## THE PROBLEM
Restate the material word for word and leave out anything that is a picture.

## DATASET CONTENT
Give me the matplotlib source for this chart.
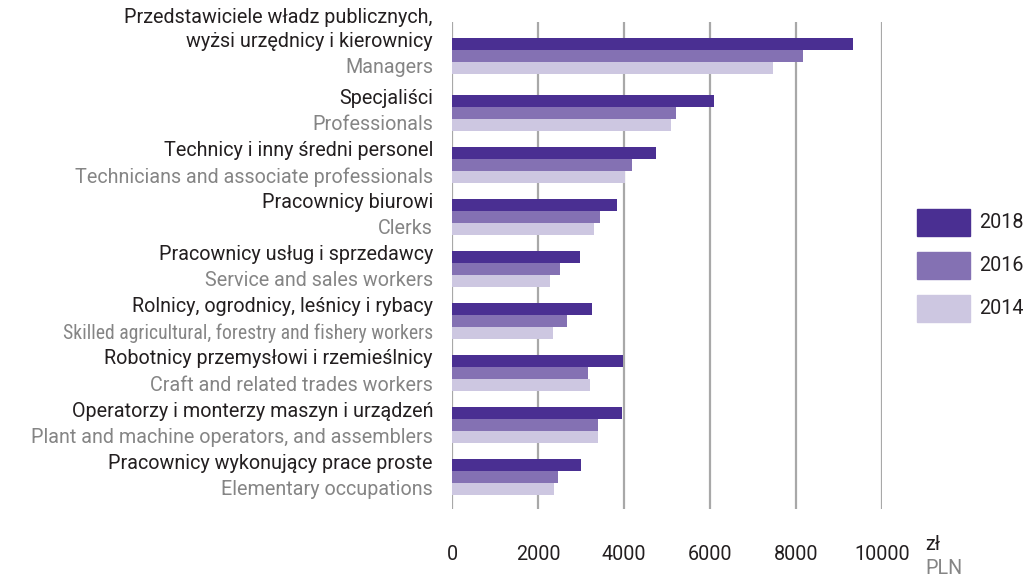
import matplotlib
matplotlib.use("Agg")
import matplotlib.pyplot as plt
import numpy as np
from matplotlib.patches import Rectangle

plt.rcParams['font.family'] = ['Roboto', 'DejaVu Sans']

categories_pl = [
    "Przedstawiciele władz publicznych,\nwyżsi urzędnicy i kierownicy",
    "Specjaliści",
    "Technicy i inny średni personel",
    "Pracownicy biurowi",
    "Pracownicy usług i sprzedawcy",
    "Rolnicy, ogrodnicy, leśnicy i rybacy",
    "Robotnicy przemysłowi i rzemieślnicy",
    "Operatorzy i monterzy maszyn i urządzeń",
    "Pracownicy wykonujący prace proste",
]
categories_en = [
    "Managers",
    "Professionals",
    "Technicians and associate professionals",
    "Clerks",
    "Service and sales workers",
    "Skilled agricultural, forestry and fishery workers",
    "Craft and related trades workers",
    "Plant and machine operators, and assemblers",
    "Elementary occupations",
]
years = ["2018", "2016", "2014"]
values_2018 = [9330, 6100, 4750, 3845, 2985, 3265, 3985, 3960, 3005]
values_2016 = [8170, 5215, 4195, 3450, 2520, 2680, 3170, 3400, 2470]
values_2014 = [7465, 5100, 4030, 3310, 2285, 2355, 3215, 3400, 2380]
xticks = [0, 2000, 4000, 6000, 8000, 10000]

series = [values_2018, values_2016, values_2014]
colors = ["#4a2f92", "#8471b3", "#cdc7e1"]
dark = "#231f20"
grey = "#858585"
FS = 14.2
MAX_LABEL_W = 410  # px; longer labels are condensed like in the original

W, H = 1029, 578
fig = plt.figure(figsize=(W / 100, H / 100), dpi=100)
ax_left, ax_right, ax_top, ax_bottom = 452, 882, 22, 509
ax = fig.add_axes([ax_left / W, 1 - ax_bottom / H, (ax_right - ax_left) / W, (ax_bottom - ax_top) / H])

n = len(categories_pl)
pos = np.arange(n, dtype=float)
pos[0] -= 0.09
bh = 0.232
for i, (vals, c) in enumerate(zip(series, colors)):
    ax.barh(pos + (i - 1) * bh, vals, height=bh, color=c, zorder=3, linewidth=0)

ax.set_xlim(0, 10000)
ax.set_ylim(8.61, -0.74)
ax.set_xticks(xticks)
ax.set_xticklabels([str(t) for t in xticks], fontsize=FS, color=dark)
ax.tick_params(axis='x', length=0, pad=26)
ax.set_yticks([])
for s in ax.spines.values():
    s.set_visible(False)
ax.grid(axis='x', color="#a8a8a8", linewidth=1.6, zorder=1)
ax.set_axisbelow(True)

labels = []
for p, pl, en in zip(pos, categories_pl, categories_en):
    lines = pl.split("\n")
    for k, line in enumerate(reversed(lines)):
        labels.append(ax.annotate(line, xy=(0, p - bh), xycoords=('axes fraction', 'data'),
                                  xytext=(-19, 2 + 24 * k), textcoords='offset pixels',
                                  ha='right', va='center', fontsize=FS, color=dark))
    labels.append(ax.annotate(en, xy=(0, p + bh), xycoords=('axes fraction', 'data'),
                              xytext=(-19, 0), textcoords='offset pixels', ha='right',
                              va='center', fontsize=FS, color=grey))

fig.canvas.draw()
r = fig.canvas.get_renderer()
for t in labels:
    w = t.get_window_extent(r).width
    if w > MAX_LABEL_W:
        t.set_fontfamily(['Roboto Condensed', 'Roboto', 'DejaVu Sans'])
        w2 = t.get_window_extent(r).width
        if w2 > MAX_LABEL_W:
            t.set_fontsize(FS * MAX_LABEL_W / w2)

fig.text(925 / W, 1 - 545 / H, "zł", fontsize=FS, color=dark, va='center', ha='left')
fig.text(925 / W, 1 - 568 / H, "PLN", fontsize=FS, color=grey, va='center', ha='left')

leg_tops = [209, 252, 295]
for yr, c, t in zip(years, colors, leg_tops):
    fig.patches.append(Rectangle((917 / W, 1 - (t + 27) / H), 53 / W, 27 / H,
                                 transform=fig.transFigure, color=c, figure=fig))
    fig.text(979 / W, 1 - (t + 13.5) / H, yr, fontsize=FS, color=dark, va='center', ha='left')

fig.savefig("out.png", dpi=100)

## SOLUTION BELOW
Give me the matplotlib source for this chart.
import matplotlib
matplotlib.use("Agg")
import matplotlib.pyplot as plt
import numpy as np
from matplotlib.patches import Rectangle

plt.rcParams['font.family'] = ['Roboto', 'DejaVu Sans']

categories_pl = [
    "Przedstawiciele władz publicznych,\nwyżsi urzędnicy i kierownicy",
    "Specjaliści",
    "Technicy i inny średni personel",
    "Pracownicy biurowi",
    "Pracownicy usług i sprzedawcy",
    "Rolnicy, ogrodnicy, leśnicy i rybacy",
    "Robotnicy przemysłowi i rzemieślnicy",
    "Operatorzy i monterzy maszyn i urządzeń",
    "Pracownicy wykonujący prace proste",
]
categories_en = [
    "Managers",
    "Professionals",
    "Technicians and associate professionals",
    "Clerks",
    "Service and sales workers",
    "Skilled agricultural, forestry and fishery workers",
    "Craft and related trades workers",
    "Plant and machine operators, and assemblers",
    "Elementary occupations",
]
years = ["2018", "2016", "2014"]
values_2018 = [9330, 6100, 4750, 3845, 2985, 3265, 3985, 3960, 3005]
values_2016 = [8170, 5215, 4195, 3450, 2520, 2680, 3170, 3400, 2470]
values_2014 = [7465, 5100, 4030, 3310, 2285, 2355, 3215, 3400, 2380]
xticks = [0, 2000, 4000, 6000, 8000, 10000]

series = [values_2018, values_2016, values_2014]
colors = ["#4a2f92", "#8471b3", "#cdc7e1"]
dark = "#231f20"
grey = "#858585"
FS = 14.2
MAX_LABEL_W = 410  # px; longer labels are condensed like in the original

W, H = 1029, 578
fig = plt.figure(figsize=(W / 100, H / 100), dpi=100)
ax_left, ax_right, ax_top, ax_bottom = 452, 882, 22, 509
ax = fig.add_axes([ax_left / W, 1 - ax_bottom / H, (ax_right - ax_left) / W, (ax_bottom - ax_top) / H])

n = len(categories_pl)
pos = np.arange(n, dtype=float)
pos[0] -= 0.09
bh = 0.232
for i, (vals, c) in enumerate(zip(series, colors)):
    ax.barh(pos + (i - 1) * bh, vals, height=bh, color=c, zorder=3, linewidth=0)

ax.set_xlim(0, 10000)
ax.set_ylim(8.61, -0.74)
ax.set_xticks(xticks)
ax.set_xticklabels([str(t) for t in xticks], fontsize=FS, color=dark)
ax.tick_params(axis='x', length=0, pad=26)
ax.set_yticks([])
for s in ax.spines.values():
    s.set_visible(False)
ax.grid(axis='x', color="#a8a8a8", linewidth=1.6, zorder=1)
ax.set_axisbelow(True)

labels = []
for p, pl, en in zip(pos, categories_pl, categories_en):
    lines = pl.split("\n")
    for k, line in enumerate(reversed(lines)):
        labels.append(ax.annotate(line, xy=(0, p - bh), xycoords=('axes fraction', 'data'),
                                  xytext=(-19, 2 + 24 * k), textcoords='offset pixels',
                                  ha='right', va='center', fontsize=FS, color=dark))
    labels.append(ax.annotate(en, xy=(0, p + bh), xycoords=('axes fraction', 'data'),
                              xytext=(-19, 0), textcoords='offset pixels', ha='right',
                              va='center', fontsize=FS, color=grey))

fig.canvas.draw()
r = fig.canvas.get_renderer()
for t in labels:
    w = t.get_window_extent(r).width
    if w > MAX_LABEL_W:
        t.set_fontfamily(['Roboto Condensed', 'Roboto', 'DejaVu Sans'])
        w2 = t.get_window_extent(r).width
        if w2 > MAX_LABEL_W:
            t.set_fontsize(FS * MAX_LABEL_W / w2)

fig.text(925 / W, 1 - 545 / H, "zł", fontsize=FS, color=dark, va='center', ha='left')
fig.text(925 / W, 1 - 568 / H, "PLN", fontsize=FS, color=grey, va='center', ha='left')

leg_tops = [209, 252, 295]
for yr, c, t in zip(years, colors, leg_tops):
    fig.patches.append(Rectangle((917 / W, 1 - (t + 27) / H), 53 / W, 27 / H,
                                 transform=fig.transFigure, color=c, figure=fig))
    fig.text(979 / W, 1 - (t + 13.5) / H, yr, fontsize=FS, color=dark, va='center', ha='left')

fig.savefig("out.png", dpi=100)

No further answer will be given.